Daniels addressed the Republican State Convention on the currency issue in 1876 and blamed the country’s economic problems on moneyed elites. Late in the 1870s he joined the Greenback movement, perhaps as a consequence of his increasing indebtedness and the unprofitability of Gunston Hall. In 1880 and 1881 Daniels served on the party’s executive committee. He also supported the emerging Readjusters, a biracial political coalition in Virginia that hoped to improve the state’s economy and schools and reduce the burden of paying off the antebellum public debt. In December 1881 Daniels testified in behalf of Charles Julius Guiteau at his trial for assassinating President James A. Garfield.
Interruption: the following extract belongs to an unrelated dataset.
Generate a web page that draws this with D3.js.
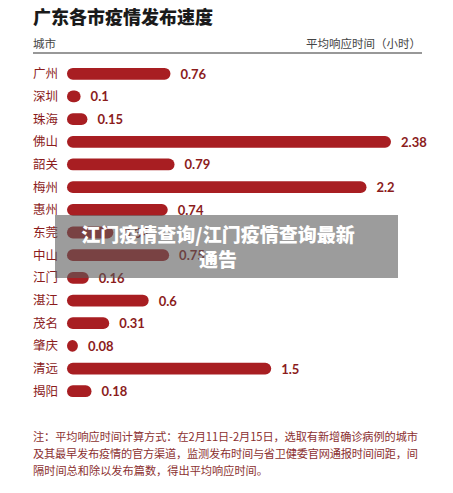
<!DOCTYPE html><html><head><meta charset="utf-8"><script src="https://cdn.jsdelivr.net/npm/d3@7"></script>
<style>body{margin:0;background:#fff;font-family:"Noto Sans CJK SC",sans-serif}</style></head><body><svg id="c" width="453" height="493"></svg>
<script>
const cities=["广州","深圳","珠海","佛山","韶关","梅州","惠州","东莞","中山","江门","湛江","茂名","肇庆","清远","揭阳"];
const hours=[0.76,0.1,0.15,2.38,0.79,2.2,0.74,0.34,0.75,0.16,0.6,0.31,0.08,1.5,0.18];
const notes=["注：平均响应时间计算方式：在2月11日-2月15日，选取有新增确诊病例的城市","及其最早发布疫情的官方渠道，监测发布时间与省卫健委官网通报时间间距，间","隔时间总和除以发布篇数，得出平均响应时间。"];
const svg=d3.select("#c");
svg.append("text").attr("x",33).attr("y",24).attr("font-size",18).attr("font-weight",900).attr("fill","#1a1a1a").text("广东各市疫情发布速度");
svg.append("text").attr("x",33).attr("y",48).attr("font-size",11.5).attr("fill","#444").text("城市");
svg.append("text").attr("x",421).attr("y",48).attr("text-anchor","end").attr("font-size",11.5).attr("fill","#444").text("平均响应时间（小时）");
svg.append("line").attr("x1",33).attr("x2",422).attr("y1",53).attr("y2",53).attr("stroke","#333").attr("stroke-width",1.2);
const y=d3.scaleBand().domain(cities).range([57,408]).padding(0.48);
const x=d3.scaleLinear().domain([0,2.38]).range([67,391]);
const g=svg.append("g");
g.selectAll("text.c").data(cities).join("text").attr("x",33).attr("y",d=>y(d)+y.bandwidth()/2+4.5).attr("font-size",12.5).attr("fill","#8b1c1c").text(d=>d);
g.selectAll("rect").data(cities).join("rect").attr("x",x(0)).attr("y",d=>y(d)).attr("height",y.bandwidth()).attr("rx",y.bandwidth()/2)
 .attr("width",(d,i)=>Math.max(x(hours[i])-x(0),y.bandwidth()*0.7)).attr("fill","#a81e22");
g.selectAll("text.v").data(cities).join("text").attr("x",(d,i)=>Math.max(x(hours[i]),x(0)+y.bandwidth()*0.7)+10).attr("y",d=>y(d)+y.bandwidth()/2+5)
 .attr("font-size",13).attr("font-weight",700).attr("fill","#8b1c1c").attr("font-family","Lato,sans-serif").text((d,i)=>hours[i]);
notes.forEach((t,i)=>svg.append("text").attr("x",33).attr("y",441+i*17).attr("font-size",11.2).attr("textLength",i<2?385:null).attr("fill","#8b3030").text(t));
svg.append("rect").attr("x",55).attr("y",215).attr("width",343).attr("height",63).attr("fill","rgba(90,90,90,0.6)");
svg.append("text").attr("x",218).attr("y",242).attr("text-anchor","middle").attr("font-size",19).attr("font-weight",900).attr("fill","#fff").text("江门疫情查询/江门疫情查询最新");
svg.append("text").attr("x",218).attr("y",267).attr("text-anchor","middle").attr("font-size",19).attr("font-weight",900).attr("fill","#fff").text("通告");
</script></body></html>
Gunston Hall’s financial problems made it difficult for Daniels to implement his educational philosophy and to train freedpeople and poor whites in agriculture and as artisans. He helped found a primary school for black children that survived into the 1920s, but two other efforts failed as a result of his inability to obtain adequate funding. In 1882 Daniels incorporated and served as general agent for the Society to Promote Industrial Education, to which he promised 100 acres for establishing the George Mason Industrial University of the Potomac. The land never changed hands, however, because the school did not raise the money that Daniels had stipulated. He printed and circulated a “Plan for Industrial Schools” and in 1890 was a founding manager of the Mount Vernon Children’s Industrial Home Society, which also failed for a lack of money.
Later Years
By the 1880s Gunston Hall teetered on the edge of financial ruin. Daniels spent about a year in Saint Paul, Minnesota, where in 1883 he volunteered his efforts to help the Saint Paul Academy of Natural Sciences recover from a devastating fire. In 1885 and 1886 he edited a labor newspaper, Our Country, in New York City. His wife, tired of frequent moves, constant traveling, debt, and suspected adultery, left Daniels in 1886 and lived her final years with her adult children in Nebraska and Iowa. She died in September 1899.
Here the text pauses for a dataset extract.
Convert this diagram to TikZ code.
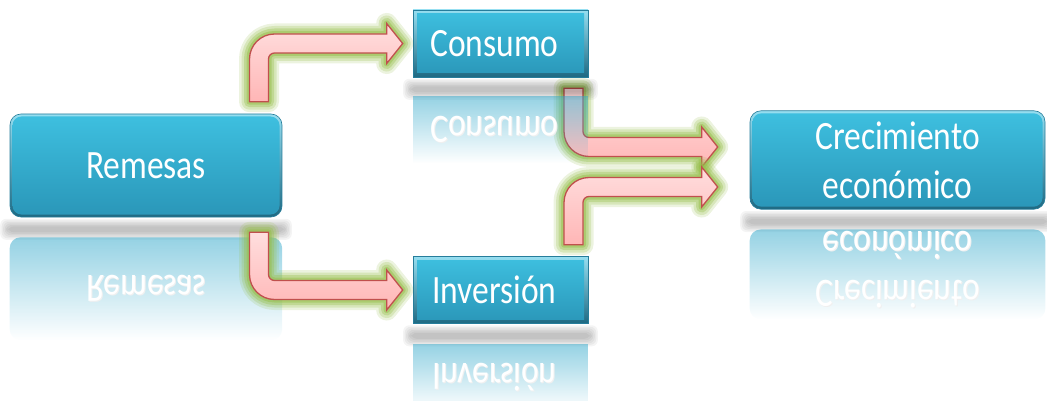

On June 18, 1891, Daniels sold Gunston Hall but retained a small plot of land for himself. He spent much time in the West visiting his children, lecturing, and writing for an agricultural journal published in Omaha, Nebraska. In letters to the editors of various newspapers Daniels continued to decry the lack of a national fiscal system, advocated civil service reform, and encouraged the development of rural, largely self-sufficient communities. On March 5, 1901, in Omaha, he married Julia E. Rennie, a schoolteacher. They had no children. Daniels died at his farm near Gunston Hall on April 19, 1916, of heart and liver failure and was buried in Arlington National Cemetery.